Very grateful to my family who keeps gifting a bit of cash for the birth of our daughter. We received €120 which was actually very welcome as we bought quite a bit of clothes and a stroller for her.
For the first time in a while, I got my tax return early this year. I received €735.79. It’s more compared to last year because we married in 2020 and the government gives a tax deduction because the marriage coefficient only goes into effect in the next year (2021).
I received no dividends this month.
Home management and ownership — €914.18
Another month, another downpayment, and interest payment for the apartment. €822.34 in principal and €292.67 in interest.
Besides the recurring mortgage payments, we also paid our electricity bill (€665.60) and got some small stuff from Action (€18.43).
Kids — €465.19
A big one this month are the expenses for our daughter. We still had to get some things for our trip to my wife’s family.
While a baby doesn’t need much, traveling safely with a baby does come with its own expenses which you can’t neglect:
- Passport (required, €40) and kids-id (optional, €8): Eventhough our daughter can’t really travel on her own, she still needs her own identification. Since we had to get her passport, we decided to immediately get her Belgian kids-ID. Furthermore, my wife needed to renew hers.
- Foldable stroller (€203.88): We got the ultra-compact Cybex Libelle. Eventhough it’s not as complete or heavy as the slightly larger versions of the foldable stroller (e.g. Cybex Breezy), we didn’t want to risk not being able to take it with us on the plane. The Libelle can fold to the size of carry-on, so cabin crew cannot say it’s too large.

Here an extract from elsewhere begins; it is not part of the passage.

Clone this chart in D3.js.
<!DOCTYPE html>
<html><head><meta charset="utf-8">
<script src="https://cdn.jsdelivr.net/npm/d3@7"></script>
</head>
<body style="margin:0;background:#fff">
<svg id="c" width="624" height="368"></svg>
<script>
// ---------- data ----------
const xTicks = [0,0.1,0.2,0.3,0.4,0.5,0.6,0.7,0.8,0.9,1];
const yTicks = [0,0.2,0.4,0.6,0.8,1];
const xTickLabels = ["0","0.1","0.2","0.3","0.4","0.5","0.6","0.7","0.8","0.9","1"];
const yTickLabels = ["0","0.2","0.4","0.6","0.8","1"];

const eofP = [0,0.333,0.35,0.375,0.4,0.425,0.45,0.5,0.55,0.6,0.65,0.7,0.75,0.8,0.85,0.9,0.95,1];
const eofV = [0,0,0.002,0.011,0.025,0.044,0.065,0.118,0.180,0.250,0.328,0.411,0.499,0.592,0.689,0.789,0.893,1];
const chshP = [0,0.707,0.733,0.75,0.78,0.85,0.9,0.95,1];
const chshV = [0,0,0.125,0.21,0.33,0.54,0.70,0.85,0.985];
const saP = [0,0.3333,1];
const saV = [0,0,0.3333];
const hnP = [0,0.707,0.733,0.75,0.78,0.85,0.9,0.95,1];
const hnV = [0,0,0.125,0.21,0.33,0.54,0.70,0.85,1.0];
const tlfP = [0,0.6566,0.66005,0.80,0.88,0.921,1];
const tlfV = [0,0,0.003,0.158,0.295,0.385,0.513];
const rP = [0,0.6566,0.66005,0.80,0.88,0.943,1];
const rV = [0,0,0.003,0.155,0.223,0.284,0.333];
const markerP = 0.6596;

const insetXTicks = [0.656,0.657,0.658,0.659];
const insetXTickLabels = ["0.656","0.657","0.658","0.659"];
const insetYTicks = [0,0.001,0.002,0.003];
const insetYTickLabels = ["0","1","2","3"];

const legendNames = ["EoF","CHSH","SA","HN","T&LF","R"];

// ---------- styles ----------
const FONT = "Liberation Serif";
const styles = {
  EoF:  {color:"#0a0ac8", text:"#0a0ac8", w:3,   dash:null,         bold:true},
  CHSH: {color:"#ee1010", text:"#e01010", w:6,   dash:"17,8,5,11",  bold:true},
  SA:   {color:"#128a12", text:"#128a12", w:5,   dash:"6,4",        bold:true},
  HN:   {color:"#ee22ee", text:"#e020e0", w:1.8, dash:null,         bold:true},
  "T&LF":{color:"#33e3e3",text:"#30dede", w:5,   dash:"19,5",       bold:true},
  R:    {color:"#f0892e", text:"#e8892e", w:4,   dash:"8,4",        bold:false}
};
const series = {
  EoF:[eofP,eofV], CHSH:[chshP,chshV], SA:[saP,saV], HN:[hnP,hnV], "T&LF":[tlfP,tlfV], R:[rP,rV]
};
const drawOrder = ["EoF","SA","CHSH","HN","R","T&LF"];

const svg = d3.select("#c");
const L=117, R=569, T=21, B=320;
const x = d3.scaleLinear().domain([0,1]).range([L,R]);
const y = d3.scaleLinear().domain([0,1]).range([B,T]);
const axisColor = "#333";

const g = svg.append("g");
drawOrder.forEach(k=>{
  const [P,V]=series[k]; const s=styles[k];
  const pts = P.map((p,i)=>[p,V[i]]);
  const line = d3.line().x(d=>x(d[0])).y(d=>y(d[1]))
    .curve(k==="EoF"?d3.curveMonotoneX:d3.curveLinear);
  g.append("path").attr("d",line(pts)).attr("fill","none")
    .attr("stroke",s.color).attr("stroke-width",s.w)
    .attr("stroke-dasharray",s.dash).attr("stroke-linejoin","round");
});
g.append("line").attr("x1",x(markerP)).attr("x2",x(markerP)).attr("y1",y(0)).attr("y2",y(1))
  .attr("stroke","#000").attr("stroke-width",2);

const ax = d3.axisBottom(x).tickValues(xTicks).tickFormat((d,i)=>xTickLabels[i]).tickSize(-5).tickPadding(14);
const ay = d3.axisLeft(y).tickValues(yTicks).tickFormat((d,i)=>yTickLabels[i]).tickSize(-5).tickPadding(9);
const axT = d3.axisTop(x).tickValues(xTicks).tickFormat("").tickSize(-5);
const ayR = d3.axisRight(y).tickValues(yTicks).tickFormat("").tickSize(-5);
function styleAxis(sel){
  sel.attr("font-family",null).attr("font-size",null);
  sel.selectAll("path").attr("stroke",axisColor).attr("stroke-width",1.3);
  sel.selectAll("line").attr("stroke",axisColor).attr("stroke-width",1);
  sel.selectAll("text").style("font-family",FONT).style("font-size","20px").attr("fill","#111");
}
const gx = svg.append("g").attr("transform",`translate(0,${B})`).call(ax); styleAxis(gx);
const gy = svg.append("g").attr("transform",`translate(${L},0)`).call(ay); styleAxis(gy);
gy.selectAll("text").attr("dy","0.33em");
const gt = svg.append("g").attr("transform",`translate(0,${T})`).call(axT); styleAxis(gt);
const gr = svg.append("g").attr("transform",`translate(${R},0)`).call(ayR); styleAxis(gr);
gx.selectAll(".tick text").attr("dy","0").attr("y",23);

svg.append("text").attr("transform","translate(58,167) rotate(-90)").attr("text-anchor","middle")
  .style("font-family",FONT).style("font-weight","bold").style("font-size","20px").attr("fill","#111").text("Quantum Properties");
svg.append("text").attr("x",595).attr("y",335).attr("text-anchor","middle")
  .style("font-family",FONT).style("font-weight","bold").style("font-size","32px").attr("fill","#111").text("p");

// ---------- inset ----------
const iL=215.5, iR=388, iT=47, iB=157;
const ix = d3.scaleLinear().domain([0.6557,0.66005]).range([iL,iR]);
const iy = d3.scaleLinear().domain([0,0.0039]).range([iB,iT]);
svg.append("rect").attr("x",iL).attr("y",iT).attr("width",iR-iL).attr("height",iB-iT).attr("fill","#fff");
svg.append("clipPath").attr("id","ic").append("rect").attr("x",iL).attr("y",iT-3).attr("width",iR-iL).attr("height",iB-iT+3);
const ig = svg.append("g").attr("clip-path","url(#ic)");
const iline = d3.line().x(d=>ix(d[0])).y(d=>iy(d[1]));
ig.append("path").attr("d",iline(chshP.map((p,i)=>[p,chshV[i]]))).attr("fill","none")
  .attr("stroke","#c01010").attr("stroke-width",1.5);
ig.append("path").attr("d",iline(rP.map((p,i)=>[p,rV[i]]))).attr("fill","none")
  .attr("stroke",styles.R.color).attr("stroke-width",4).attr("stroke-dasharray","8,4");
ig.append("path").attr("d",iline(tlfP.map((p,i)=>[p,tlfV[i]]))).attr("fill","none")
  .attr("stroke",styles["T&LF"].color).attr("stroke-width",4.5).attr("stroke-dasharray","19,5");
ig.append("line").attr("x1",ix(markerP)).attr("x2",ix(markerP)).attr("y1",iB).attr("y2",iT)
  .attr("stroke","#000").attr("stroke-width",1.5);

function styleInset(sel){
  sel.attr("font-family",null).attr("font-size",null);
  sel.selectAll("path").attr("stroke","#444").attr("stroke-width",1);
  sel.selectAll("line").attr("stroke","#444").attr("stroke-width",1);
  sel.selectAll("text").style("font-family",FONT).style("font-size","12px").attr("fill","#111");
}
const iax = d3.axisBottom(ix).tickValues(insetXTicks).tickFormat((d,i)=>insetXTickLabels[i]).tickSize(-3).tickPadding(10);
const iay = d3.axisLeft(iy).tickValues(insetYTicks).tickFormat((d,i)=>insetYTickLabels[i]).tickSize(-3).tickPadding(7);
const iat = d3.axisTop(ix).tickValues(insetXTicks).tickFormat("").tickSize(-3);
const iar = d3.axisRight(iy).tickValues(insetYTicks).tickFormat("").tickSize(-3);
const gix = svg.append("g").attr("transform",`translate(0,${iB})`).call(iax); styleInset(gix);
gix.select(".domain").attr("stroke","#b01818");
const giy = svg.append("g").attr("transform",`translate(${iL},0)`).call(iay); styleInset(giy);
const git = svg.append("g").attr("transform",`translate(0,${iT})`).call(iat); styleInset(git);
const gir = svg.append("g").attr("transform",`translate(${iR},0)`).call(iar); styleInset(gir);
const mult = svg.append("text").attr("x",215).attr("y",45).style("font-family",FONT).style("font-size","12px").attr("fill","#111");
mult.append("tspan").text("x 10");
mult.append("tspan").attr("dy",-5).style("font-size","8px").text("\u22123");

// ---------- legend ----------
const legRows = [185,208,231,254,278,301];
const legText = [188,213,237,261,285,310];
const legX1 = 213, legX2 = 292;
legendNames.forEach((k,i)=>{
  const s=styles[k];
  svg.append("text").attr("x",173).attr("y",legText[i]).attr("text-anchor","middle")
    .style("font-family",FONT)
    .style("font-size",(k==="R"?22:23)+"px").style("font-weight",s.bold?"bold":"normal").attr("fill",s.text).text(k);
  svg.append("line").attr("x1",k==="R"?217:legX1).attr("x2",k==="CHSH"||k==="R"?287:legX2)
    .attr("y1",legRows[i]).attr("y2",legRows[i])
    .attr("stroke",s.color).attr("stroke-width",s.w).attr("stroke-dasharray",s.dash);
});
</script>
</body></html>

On top of the traveling stuff, we also got some basic stuff such as breast milk packs (€15.45) and a larger milk bottle (€8.99).
Coupled with the baby travel gear we got (secondhand) summer clothes and bathing clothes as it will be summer when we go this winter (€143.67).
In October, we also visited our pediatrician (€12.48) and double-check for required shots and medicine we might need to protect our daughter from mosquitoes (real danger in South America!).
Finally, I bought more wet wipes (€25.50) and paper tissues (€2.22) to clean her little toosh.
Luxury — €433.55
Compared to last month, this is a lot lower, but still high, if we are honest. This time, the main culprit is a rental car with Sixt (€467.70) for the last week and a half of our holiday as we will drive to a beach resort.
Next to that, we have the monthly Netflix subscription (€15.99), oh and €100 on Win-For-Life -shame on me- as well as €30.05 for cozy seats and snacks in Theaters to watch Dune.
My parents decided to gift us the stroller I talked about earlier and covered the cost plus some extra.
Since we will go to my wife’s family during the holidays, we also bought them gifts (€59,81).
Person — €255.03
I still had some medical bills to pay, but all of the expenses got covered by my employers’ health insurance. Thanks to those refunds I recuperated the expenses from last month which result in this month being positive.
Food & supplies — €127.87
Food being this low has one simple reason, my wife paid for most this month using her meal vouchers. I only paid for my personal groceries (€78.33) such as Monster Ultra.
Funny enough, the biggest expense was small snacks (€41.14) throughout the month while we were out to the zoo for example.
Restaurants (€3.90) were barely anything either as this month was on my wife.
Banking and insurance — €45.16
Finally, we have banking and insurance. I was able to limit it thanks to cashback:
- Family insurance: €7.69
- Cashback: +€2.28
Online business — €8.20
I admit I bought the two newspapers with my interview. I just had to see what they made out of it. It wasn’t too bad. A bit too out of context but it could’ve been worse.
Transportation — €2
All the expenses
With multiple income streams providing €4,066.78 and controlled expenses, my remaining net income in October was well above 60%: 2836.55. This gives me a Savings Rate of €2,836.55/€4,066.78 = 69.62%.